**Task instructions**
Repeat, exactly and only, the lines from the beginning of the data through the line with "const height = 575;". Pictures are left out.

**Data lines**
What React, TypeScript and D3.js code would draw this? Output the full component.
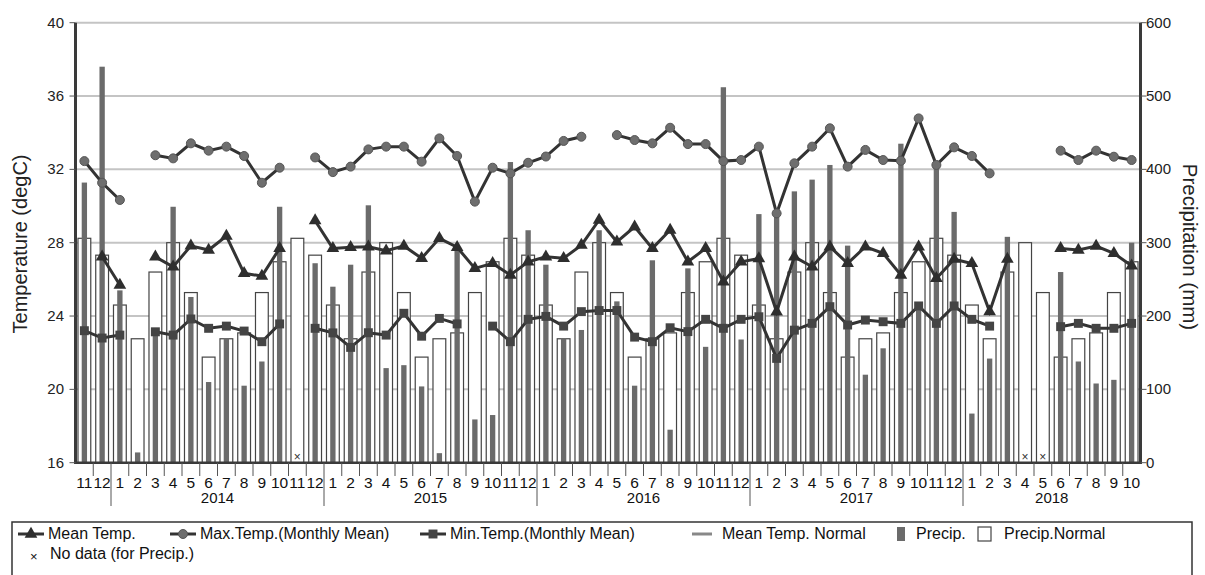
import * as d3 from "d3";

const width = 1205;
const height = 575;

// Nov 2013 .. Oct 2018
const monthLabels = [
  "11", "12",
  "1", "2", "3", "4", "5", "6", "7", "8", "9", "10", "11", "12",
  "1", "2", "3", "4", "5", "6", "7", "8", "9", "10", "11", "12",
  "1", "2", "3", "4", "5", "6", "7", "8", "9", "10", "11", "12",
  "1", "2", "3", "4", "5", "6", "7", "8", "9", "10", "11", "12",
  "1", "2", "3", "4", "5", "6", "7", "8", "9", "10",
];
const yearLabels = ["2014", "2015", "2016", "2017", "2018"];

const maxTemp = [
  32.45, 31.27,
  30.33, null, 32.77, 32.6, 33.42, 33.02, 33.24, 32.73, 31.27, 32.09, null, 32.65,
  31.85, 32.15, 33.09, 33.24, 33.24, 32.42, 33.69, 32.73, 30.24, 32.09, 31.78, 32.36,
  32.7, 33.55, 33.78, null, 33.87, 33.6, 33.42, 34.27, 33.38, 33.38, 32.45, 32.51,
  33.24, 29.6, 32.33, 33.24, 34.24, 32.15, 33.06, 32.51, 32.47, 34.78, 32.24, 33.2,
  32.73, 31.78, null, null, null, 33.02, 32.51, 33.02, 32.69, 32.51,
];
const meanTemp = [
  null, 27.23,
  25.69, null, 27.23, 26.69, 27.83, 27.6, 28.36, 26.33, 26.18, 27.69, null, 29.2,
  27.69, 27.75, 27.78, 27.56, 27.82, 27.15, 28.24, 27.75, 26.6, 26.87, 26.24, 26.96,
  27.23, 27.15, 27.87, 29.24, 28.05, 28.87, 27.69, 28.69, 26.96, 27.69, 25.87, 26.96,
  27.14, 24.23, 27.23, 26.69, 27.78, 26.87, 27.78, 27.42, 26.24, 27.78, 26.05, 27.1,
  26.87, 24.24, 27.1, null, null, 27.69, 27.6, 27.82, 27.42, 26.74,
];
const minTemp = [
  23.2, 22.8,
  22.96, null, 23.14, 22.96, 23.84, 23.33, 23.45, 23.18, 22.6, 23.57, null, 23.33,
  23.08, 22.29, 23.09, 22.96, 24.15, 22.9, 23.87, 23.57, null, 23.45, 22.6, 23.82,
  23.98, 23.45, 24.24, 24.3, 24.3, 22.85, 22.6, 23.36, 23.15, 23.82, 23.33, 23.82,
  23.96, 21.69, 23.23, 23.6, 24.51, 23.51, 23.78, 23.69, 23.6, 24.55, 23.6, 24.55,
  23.82, 23.45, null, null, null, 23.42, 23.6, 23.33, 23.33, 23.6,
];
// mm, null = no data
const precip = [
  382, 540,
  235, 14, 181, 349, 226, 110, 170, 105, 138, 349, null, 272,
  240, 270, 351, 129, 133, 104, 13, 297, 59, 65, 410, 317,
  270, 170, 181, 317, 220, 105, 276, 45, 265, 158, 512, 168,
  339, 335, 370, 386, 406, 296, 120, 156, 435, 218, 408, 342,
  67, 142, 308, null, null, 260, 138, 108, 113, 300,
];
// normal by calendar month Jan..Dec
const precipNormal = [215, 169, 260, 300, 232, 144, 169, 177, 232, 274, 306, 283];

const tempTicks = [16, 20, 24, 28, 32, 36, 40];
const precipTicks = [0, 100, 200, 300, 400, 500, 600];

const font = "'Liberation Sans', Arial, sans-serif";
const dark = "#333";

const left = 75.5;
const right = 1140.5;
const top = 22.7;
const bottom = 462.7;

export default function App() {
  const idx = d3.range(monthLabels.length);
  const x = d3.scaleBand<number>().domain(idx).range([left, right]);
  const bw = x.bandwidth();
  const cx = (i: number) => (x(i) as number) + bw / 2;
  const yT = d3.scaleLinear().domain([16, 40]).range([bottom, top]);
  const yP = d3.scaleLinear().domain([0, 600]).range([bottom, top]);

  const line = (vals: (number | null)[]) =>
    d3
      .line<number>()
      .defined((i) => vals[i] != null)
      .x(cx)
      .y((i) => yT(vals[i] as number))(idx) || "";

  const yearStarts = idx.filter((i) => monthLabels[i] === "1");
  const normalOf = (i: number) => precipNormal[+monthLabels[i] - 1];

  const tri = d3.symbol().type(d3.symbolTriangle).size(70)();
  const sq = d3.symbol().type(d3.symbolSquare).size(80)();

  // legend pieces
  const legendY = 539;
  const legendItems = [
    { x: 18, tx: 48, kind: "mean", label: "Mean Temp." },
    { x: 170, tx: 200, kind: "max", label: "Max.Temp.(Monthly Mean)" },
    { x: 420, tx: 450, kind: "min", label: "Min.Temp.(Monthly Mean)" },
    { x: 692, tx: 722, kind: "normLine", label: "Mean Temp. Normal" },
    { x: 893, tx: 916, kind: "precip", label: "Precip." },
    { x: 976, tx: 1004, kind: "normBar", label: "Precip.Normal" },
  ];

  return (
    <svg
      width={width}
      height={height}
      style={{ position: "absolute", left: 0, top: 0, background: "#fff" }}
      fontFamily={font}
    >
      {/* grid */}
      {tempTicks.slice(1).map((t) => (
        <line key={t} x1={left} x2={right} y1={yT(t)} y2={yT(t)} stroke="#c4c4c4" strokeWidth={2} />
      ))}

      {/* precip normal bars */}
      {idx.map((i) => (
        <rect
          key={"n" + i}
          x={cx(i) - bw * 0.36}
          width={bw * 0.72}
          y={yP(normalOf(i))}
          height={bottom - yP(normalOf(i))}
          fill="#fff"
          stroke="#444"
          strokeWidth={1.2}
        />
      ))}
      {/* precip bars */}
      {idx.map((i) =>
        precip[i] == null ? (
          <text key={"p" + i} x={cx(i)} y={bottom - 2} fontSize={12} textAnchor="middle" fill={dark}>
            ×
          </text>
        ) : (
          <rect
            key={"p" + i}
            x={cx(i) - bw * 0.15}
            width={bw * 0.3}
            y={yP(precip[i] as number)}
            height={bottom - yP(precip[i] as number)}
            fill="#6b6b6b"
          />
        )
      )}

      {/* temperature lines */}
      <path d={line(maxTemp)} fill="none" stroke={dark} strokeWidth={3} />
      <path d={line(meanTemp)} fill="none" stroke={dark} strokeWidth={3} />
      <path d={line(minTemp)} fill="none" stroke={dark} strokeWidth={3} />
      {idx.map((i) =>
        maxTemp[i] == null ? null : (
          <circle key={"mx" + i} cx={cx(i)} cy={yT(maxTemp[i] as number)} r={4.5} fill="#6e6e6e" stroke="#555" />
        )
      )}
      {idx.map((i) =>
        meanTemp[i] == null ? null : (
          <path key={"me" + i} d={tri as string} transform={`translate(${cx(i)},${yT(meanTemp[i] as number)})`} fill="#2e2e2e" />
        )
      )}
      {idx.map((i) =>
        minTemp[i] == null ? null : (
          <path key={"mn" + i} d={sq as string} transform={`translate(${cx(i)},${yT(minTemp[i] as number)})`} fill="#444" />
        )
      )}

      {/* axes */}
      <line x1={left} x2={left} y1={top} y2={bottom} stroke="#3a3a3a" strokeWidth={3} />
      <line x1={right} x2={right} y1={top} y2={bottom} stroke="#3a3a3a" strokeWidth={3} />
      <line x1={left - 1.5} x2={right + 1.5} y1={bottom} y2={bottom} stroke="#3a3a3a" strokeWidth={2.5} />
      {tempTicks.map((t) => (
        <g key={"lt" + t}>
          <line x1={left - 6} x2={left} y1={yT(t)} y2={yT(t)} stroke="#555" />
          <text x={64} y={yT(t) + 5} fontSize={15} textAnchor="end" fill="#222">
            {t}
          </text>
        </g>
      ))}
      {precipTicks.map((p) => (
        <g key={"rt" + p}>
          <line x1={right} x2={right + 6} y1={yP(p)} y2={yP(p)} stroke="#555" />
          <text x={1146} y={yP(p) + 5} fontSize={15} fill="#222">
            {p}
          </text>
        </g>
      ))}
      <text transform={`translate(27,244) rotate(-90)`} textAnchor="middle" fontSize={20} fill="#222">
        Temperature (degC)
      </text>
      <text transform={`translate(1183,247) rotate(90)`} textAnchor="middle" fontSize={20.5} fill="#222">
        Precipitation (mm)
      </text>

      {/* x axis: months and years */}
      {idx.map((i) => (
        <g key={"m" + i}>
          {i > 0 && (
            <line
              x1={x(i) as number}
              x2={x(i) as number}
              y1={bottom}
              y2={monthLabels[i] === "1" ? 506 : 476}
              stroke="#555"
              strokeWidth={1}
            />
          )}
          <text x={cx(i)} y={488} fontSize={15.5} textAnchor="middle" fill="#111">
            {monthLabels[i]}
          </text>
        </g>
      ))}
      {yearStarts.map((s, k) => {
        const e = k + 1 < yearStarts.length ? yearStarts[k + 1] : monthLabels.length;
        const mid = ((x(s) as number) + (x(e - 1) as number) + bw) / 2;
        return (
          <text key={"y" + k} x={mid} y={503} fontSize={15} textAnchor="middle" fill="#111">
            {yearLabels[k]}
          </text>
        );
      })}

      {/* legend */}
      <rect x={12} y={522} width={1180} height={70} fill="none" stroke="#333" strokeWidth={1.5} />
      {legendItems.map((it) => {
        const sx = it.x;
        const cy = legendY - 5;
        let sym = null;
        if (it.kind === "mean" || it.kind === "max" || it.kind === "min") {
          sym = (
            <g>
              <line x1={sx} x2={sx + 26} y1={cy} y2={cy} stroke={dark} strokeWidth={3} />
              {it.kind === "mean" && <path d={tri as string} transform={`translate(${sx + 13},${cy})`} fill="#2e2e2e" />}
              {it.kind === "max" && <circle cx={sx + 13} cy={cy} r={4.5} fill="#6e6e6e" stroke="#555" />}
              {it.kind === "min" && <path d={sq as string} transform={`translate(${sx + 13},${cy})`} fill="#444" />}
            </g>
          );
        } else if (it.kind === "normLine") {
          sym = <line x1={sx} x2={sx + 20} y1={cy} y2={cy} stroke="#888" strokeWidth={3} />;
        } else if (it.kind === "precip") {
          sym = <rect x={sx + 4} y={cy - 7} width={8} height={14} fill="#6b6b6b" />;
        } else {
          sym = <rect x={sx + 2} y={cy - 7} width={13} height={14} fill="#fff" stroke="#444" strokeWidth={1.2} />;
        }
        return (
          <g key={it.label}>
            {sym}
            <text x={it.tx} y={legendY} fontSize={16} fill="#111">
              {it.label}
            </text>
          </g>
        );
      })}
      <text x={30} y={561} fontSize={13} fill="#111">×</text>
      <text x={50} y={559} fontSize={16} fill="#111">No data (for Precip.)</text>
    </svg>
  );
}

**Answer in full**
What React, TypeScript and D3.js code would draw this? Output the full component.
import * as d3 from "d3";

const width = 1205;
const height = 575;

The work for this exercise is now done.